I went in for ice. When I returned he was pissing off the deck, standing on tiptoe to get the emerging stream to clear the rail. Then we sat and listened to animal cries somewhere off in the thickets and we remembered where we were and didn't speak for a time after the sounds died away. He said he wished he had remained a student, gone to Mongolia, true remoteness, to live and work and think. He called me Jimmy.
"You'll have every opportunity to talk about these things," I said. "Talk, pause, think, talk. Your face," I said. "Who you are, what you believe. Other thinkers, writers, artists, nobody's done a film like this, nothing planned, nothing rehearsed, no elaborate setup, no conclusions in advance, this is completely sort of barefaced, uncut." I spoke these lines in a whisky babble, half aware that I'd said all this before, and I heard a deep breath and then his voice, quiet and contained, even sad.
"What you want, my friend, whether you know it or not, is a public confession."
This could not be right.
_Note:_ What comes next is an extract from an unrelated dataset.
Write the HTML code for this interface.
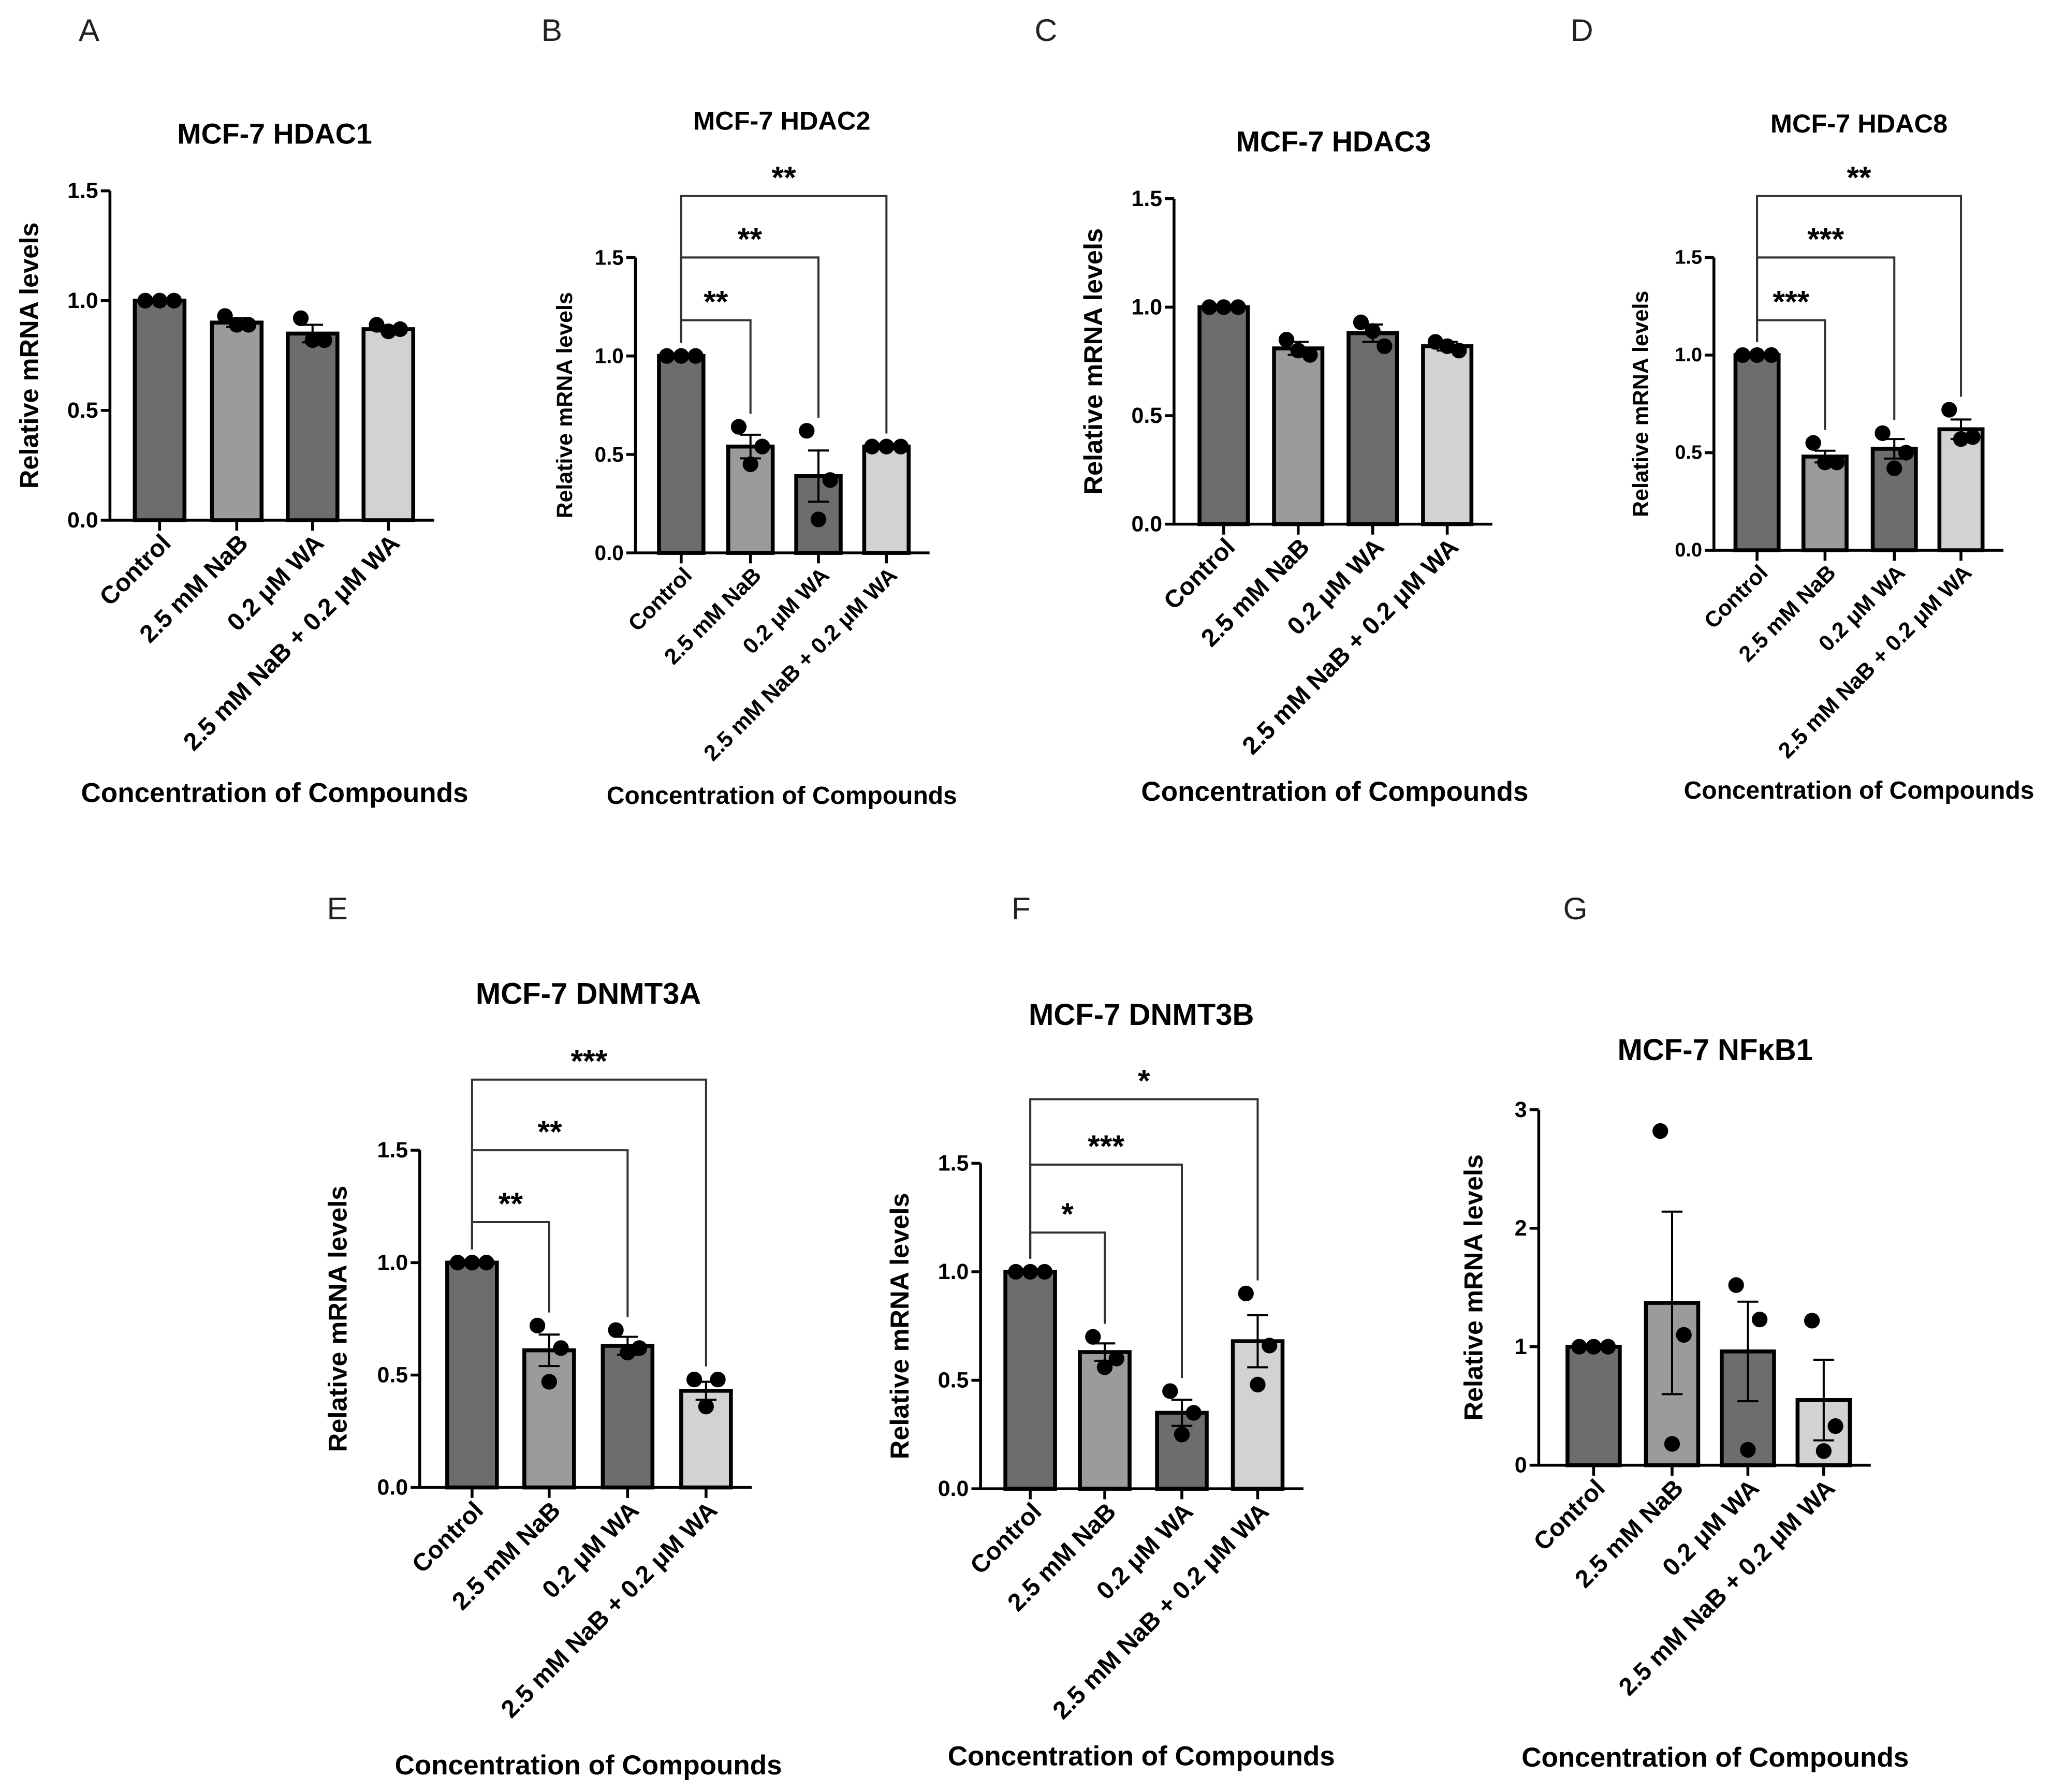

I told him absolutely not. I told him I had no intention of doing anything like that.
"A deathbed conversion. This is what you want. The foolishness, the vanity of the intellectual. The blind vanity, the worship of power. Forgive me, absolve me."
I fought off this notion, inwardly, and told him I had no special ideas beyond what I'd described.
"You want to film a man breaking down," he said. "I understand that. What's the point otherwise?"
A man melting into the war. A man who still believes in the righteousness of the war, his war. How would he look and sound on film, in a theater, on a screen anywhere, talking about a haiku war? Had I thought about this? I'd thought about the wall, the color and texture of the wall, and I'd thought about the man's face, the features that were strong but also collapsible in the show of whatever cruel truths might come spilling into his eyes, and then I thought about Jerry Lewis in closeup in 1952, Jerry ripping off his tie as he sang some weepy Broadway ballad.
Before he went inside Elster gripped my shoulder, reassuringly, it seemed, and I remained on the deck for some time, too deeply settled in my chair, in the night itself, to reach for the bottle of scotch. Behind me, his bedroom light went out, brightening the sky, and how queer it seemed, half the heavens coming nearer, all those incandescent masses increasing in number, the stars and constellations, because somebody turns off a light in a house in the desert, and I was sorry he wasn't here so I could listen to him talk about this, the near and far, what we think we're seeing when we're not.
I wondered if we were becoming a family, no more strange than most families except that we had nothing to do, nowhere to go, but that's not so strange either, father, daughter and whatever-I-was.